I've been a product leader for over two decades. I've shipped platforms at IBM, built AI portfolios at Teradata, held 22 patents, and taught product management as an adjunct professor for 18 years at NC State. And I can tell you that the most common question I hear from PMs today — at conferences, in my classes, in advisory sessions — is the same question, over and over.

"Is AI going to replace product managers?"

The short answer is no. The longer answer is that AI is going to replace a certain kind of product management — the kind that was mostly about coordination, status updates, and Jira tickets. If that's your job, you're right to worry. But if your job is about judgment, customer insight, and the hard work of making technology actually useful to human beings — AI doesn't replace you. It gives you a superpower you've never had before.

The job hasn't changed. The leverage has.

Product management has always been about the same thing: understanding a problem deeply enough to build something that solves it. That requires talking to customers. It requires synthesis — taking a mess of signals from sales, engineering, support, and the market and turning them into a clear direction. It requires the ability to say no to good ideas so you can ship the right one. None of that goes away when you add AI to the toolchain.

What changes is the speed at which you can move from insight to execution. AI compresses the cycle. You can prototype faster. You can analyze user data at a scale that used to require a full analytics team. You can generate product specs, test copy, run simulations, and evaluate trade-offs in hours instead of weeks. That's leverage.

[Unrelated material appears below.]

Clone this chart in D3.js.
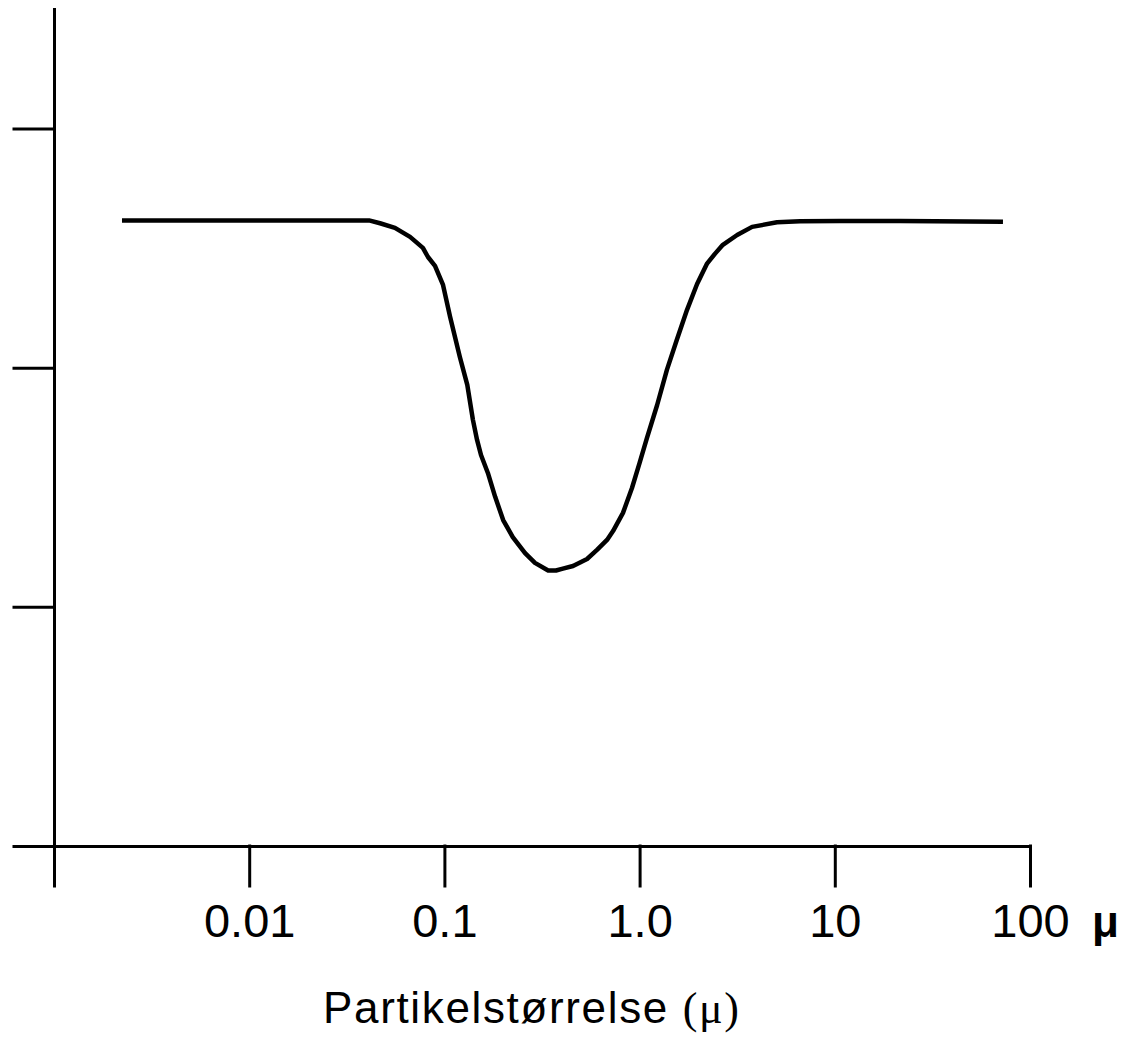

But leverage without judgment is just velocity in the wrong direction.

The new skill stack

Here's what I tell my students and the teams I advise: the core competencies of product management haven't changed, but the skill stack has expanded. If I were writing the job description for a PM in 2026, it would include everything it did before — and three new capabilities on top.

01

AI literacy, not AI engineering.

You don't need to train models. But you need to understand what models can and can't do. You need to know the difference between a large language model and a fine-tuned classifier. You need to understand tokens, latency, hallucination rates, and why "accuracy" is a more nuanced metric than your stakeholders think it is. When your engineering team says "we can't guarantee the output," you need to understand why — and how to build a product around that uncertainty instead of pretending it doesn't exist.

02

Prompt design as product design.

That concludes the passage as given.